As already noted, I enjoyed the conversation and the presentation at the Monday ELI lunch immensely. But the event was marred by the appearance by an old and relentless nemesis, the Conference Chicken Breast with Something Like Mushroom Sauce. At least the servers tell us it’s chicken breast. But They say every weird meat around tastes like chicken, don’t They? I’m invariably reminded of the fried chicken urban legend, about the chain that changed its name because it was selling meat harvested from genetically manipulated organisms. Engineered “chickens” kept alive by tubes — without feet, feathers or beaks.
And I love how the waiter says it comes with “shitake” mushrooms. I don’t give a shitake what you say, it might as well be soggy cardboard.
Every conference I attend it’s exactly the same meal. Same meat, same side dishes, same beverages, same dessert. Same groggy unpleasant after-meal sensation. If the conference goes another day, they serve the roast beef. I won’t go into the roast beef.
If you are organizing a conference, I beseech you. Lay out a deli table. Order pizza. Invite some hot dog cart vendors into the hall. See if you can get the Salvation Army to set up a soup line. But please lay off the chicken and grey sauce.
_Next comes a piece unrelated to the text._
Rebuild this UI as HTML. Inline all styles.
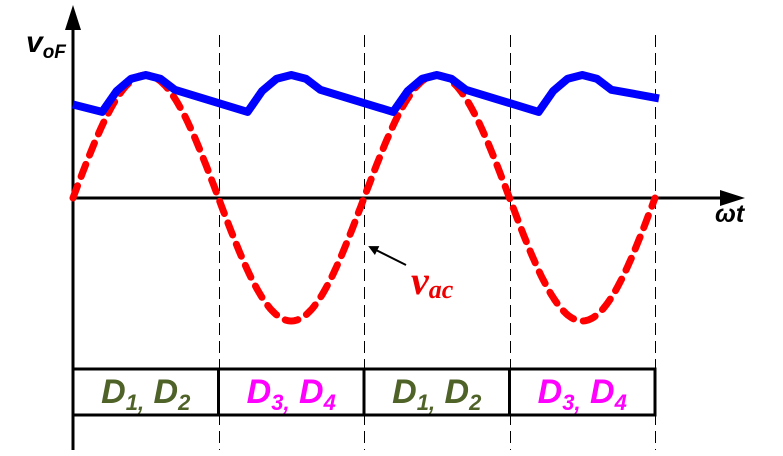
<!DOCTYPE html>
<html><head><meta charset="utf-8"><style>
html,body{margin:0;padding:0;background:#fff;}
svg{display:block;}
</style></head><body>
<svg id="chart" width="783" height="456" viewBox="0 0 783 456">
<defs>
<marker id="ah" markerWidth="10" markerHeight="10" refX="8" refY="5" orient="auto" markerUnits="userSpaceOnUse"><path d="M0,0 L10,5 L0,10 z" fill="#000"/></marker>
</defs>
<g id="grid"></g>
<line x1="73" y1="450" x2="73" y2="28" stroke="#000" stroke-width="3"/>
<polygon points="65,30 81,30 73,5" fill="#000"/>
<line x1="73" y1="198" x2="722" y2="198" stroke="#000" stroke-width="3"/>
<polygon points="720,190 720,206 745,198" fill="#000"/>
<text x="26" y="52" font-family="Liberation Sans, sans-serif" font-weight="bold" font-style="italic" font-size="30">v<tspan font-size="19" dy="6">oF</tspan></text>
<text x="715" y="222" font-family="Liberation Sans, sans-serif" font-weight="bold" font-style="italic" font-size="25">ωt</text>
<path id="red" fill="none" stroke="#f00" stroke-width="7" stroke-dasharray="13 10" stroke-linecap="round"/>
<path id="blue" fill="none" stroke="#00f" stroke-width="8" stroke-linejoin="round"/>
<line x1="406" y1="265" x2="370" y2="247" stroke="#000" stroke-width="2" marker-end="url(#ah)"/>
<text x="411" y="294" fill="#e00" font-family="Liberation Serif, serif" font-weight="bold" font-style="italic" font-size="40">v<tspan font-size="26" dy="4">ac</tspan></text>
<g id="table"></g>
</svg>
<script>
const dividerDeg = [180, 360, 540, 720];
const redAmplitude = [1.0];
const redCycles = [2];
const blueDeg = [0, 36, 54, 72, 90, 108, 126, 216, 234, 252, 270, 288, 306, 396, 414, 432, 450, 468, 486, 576, 594, 612, 630, 648, 666, 725];
const blueV = [0.76, 0.70, 0.87, 0.97, 1.0, 0.97, 0.88, 0.70, 0.87, 0.97, 1.0, 0.97, 0.88, 0.70, 0.87, 0.97, 1.0, 0.97, 0.88, 0.70, 0.87, 0.97, 1.0, 0.97, 0.88, 0.81];
const tableLabels = ["D1, D2", "D3, D4", "D1, D2", "D3, D4"];
const tableColors = ["#4f6228", "#ff00ff", "#4f6228", "#ff00ff"];

const NS = "http://www.w3.org/2000/svg";
const xs = d => 73 + d * (145.5 / 180);
const ys = v => 198 - v * 123;

const grid = document.getElementById('grid');
dividerDeg.forEach(d => {
  const l = document.createElementNS(NS, 'line');
  const px = Math.round(xs(d)) + 0.5;
  l.setAttribute('x1', px); l.setAttribute('x2', px);
  l.setAttribute('y1', 35); l.setAttribute('y2', 450);
  l.setAttribute('stroke', '#000'); l.setAttribute('stroke-width', 1);
  l.setAttribute('stroke-dasharray', '12 6');
  
  
  grid.appendChild(l);
});

let rd = '';
const totalDeg = 360 * redCycles[0];
for (let d = 0; d <= totalDeg; d += 2) {
  rd += (d ? 'L' : 'M') + xs(d).toFixed(1) + ',' + ys(redAmplitude[0] * Math.sin(d * Math.PI / 180)).toFixed(1);
}
document.getElementById('red').setAttribute('d', rd);

let bd = '';
blueDeg.forEach((d, i) => { bd += (i ? 'L' : 'M') + xs(d).toFixed(1) + ',' + ys(blueV[i]).toFixed(1); });
document.getElementById('blue').setAttribute('d', bd);

const table = document.getElementById('table');
const tableTop = 369, tableBot = 415;
const starts = [0].concat(dividerDeg.slice(0, 3));
tableLabels.forEach((lab, i) => {
  const x0 = xs(starts[i]), x1 = xs(dividerDeg[i]);
  const r = document.createElementNS(NS, 'rect');
  r.setAttribute('x', x0); r.setAttribute('y', tableTop);
  r.setAttribute('width', x1 - x0); r.setAttribute('height', tableBot - tableTop);
  r.setAttribute('fill', 'none'); r.setAttribute('stroke', '#000'); r.setAttribute('stroke-width', 3);
  
  
  table.appendChild(r);
  const t = document.createElementNS(NS, 'text');
  t.setAttribute('x', (x0 + x1) / 2); t.setAttribute('y', 403);
  t.setAttribute('text-anchor', 'middle');
  t.setAttribute('fill', tableColors[i]);
  t.setAttribute('font-family', 'Liberation Sans, sans-serif');
  t.setAttribute('font-weight', 'bold'); t.setAttribute('font-style', 'italic');
  t.setAttribute('font-size', '34');
  
  
  const p = lab.split(', ');
  t.innerHTML = 'D<tspan font-size="22" dy="7">' + p[0].slice(1) + ',</tspan><tspan dy="-7"> D</tspan><tspan font-size="22" dy="7">' + p[1].slice(1) + '</tspan>';
  table.appendChild(t);
});
</script>
</body></html>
Thankfully, the next day marked the culmination of an epic quest by guerreros de los pescados. As Alan has already announced, we did indeed triumph, achieving fleeting transcendence from base hunger. Bryan came too, and he patiently endured a slew of questions from both of us about his disturbingly good ARG presentation.
In an awe-inspiring culinary kharmic battle between the Conference Chicken and the Fish Tacos, I am happy to report that the forces of good have prevailed. Let joyful salsa song ring out across the land.